What I’m less certain of is what the movie was trying to say. Coz, clearly, Nazo no Tenkousei is about something, and I’m trying to understand exactly what it says, and how. Globally, it seems to be about what youth is like in Japan. School, for example, is like a hospital, according to Mayumi. In this hospital, students are the patients getting unknowingly treated, “corrected”, so that they better fit what society expects of them, as if their personalities were diseases. Without going into details, the movie does also mention containment of people’s imagination, controlling their mind, making them believe in illusions and locking up people that are able to make what they imagined come true, which would then change the world and disrupt the status-quo. So yeah, this movie is a lot about controlling and shaping youthful minds.

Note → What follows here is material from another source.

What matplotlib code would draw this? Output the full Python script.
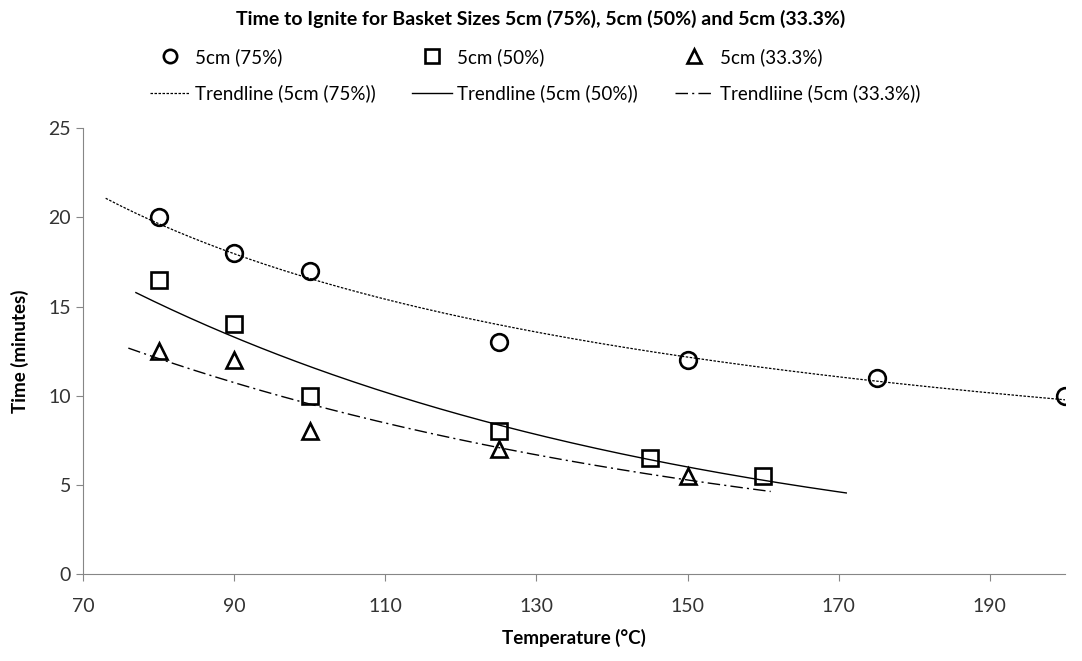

Also, Mayumi explains that she jumped worlds (with her mother) because her previous world was destroyed, and that “end of the world” thing keeps coming back in the movie, all universes apparently being threatened by a comet called Myutos. But really, even without Myutos, our characters want to escape, their worlds being shattered before they’re literally destroyed.
For example, before Mayumi’s previous world actually exploded, her personal reality was already in peril, as Mayumi’s divorcing parents kept arguing about who would get custody. Everything was already shattering. And now Myutos is about to crash into Midori’s universe too, but Midori’s world is already so very fragile. She doesn’t fit in it anymore. She has a hard time connecting with people, as all connections seem so fake to her. I also think she and Mayumi might have romantic feelings for one another, which is not received well by people around her, who keep insisting she should stop spending so much time with Mayumi. [spoiler: highlight to read] Also, she’s clearly been traumatized by the boy she had a crush on committing suicide, something which she repressed. Btw: that boy also was a dimension traveler, the movie says, and clearly his “world” was coming down too, no Myutos needed. Also, Mayumi moves in on the 4th floor of Midori’s building, and in Japan, 4 is considered an unlucky number because it’s got a similar pronunciation to the word “death” (to the point that in some buildings floors go directly from “3” to “5”). I then wonder if this movie couldn’t be about teenage suicide, and whether “escaping one’s reality crumbling down” couldn’t just mean “killing oneself”. Japan does have a high suicide rate after all… Anyway back to Midori: [/spoiler] even before there’s any talk of Myutos, in the very beginning of the movie, when we’re officially introduced to the character, we see she’s already very tired of her life. The very footsteps of her and her friends sound menacing, and while she’s smiling at them, she fantasizes about telling them off, and even killing them. So yep, her world is already on the verge of destruction, and she’s the one who wants to put it on fire.
I think this movie really is about the pressure put on youth, the way they’re forced to conform, and how it can destroy them, or make them want to escape reality, one way or another. That said, I’m not 100% sure I got everything the movie was trying to say, nor am I certain I always got what and how it was saying all this. I think I probably should rewatch it, but in the meantime, I did enjoy the movie and was interested in what (I think) it was trying to talk about.
So, I would not recommend Nazo no Tenkousei if your goal is to see Buki, since he only not-so-well plays a minor role, but otherwise, yes, I’d encourage you to try watching this movie. It’s kinda weird and not perfect at all, so I have no doubt half the audience will be left lost/bored/annoyed, but I liked it~ (also, there’s a 2012 Nazo no Tenkousei drama, but from the synopsis, it seems to take place before the movie ? I’m not sure. I’ll probably watch it someday.)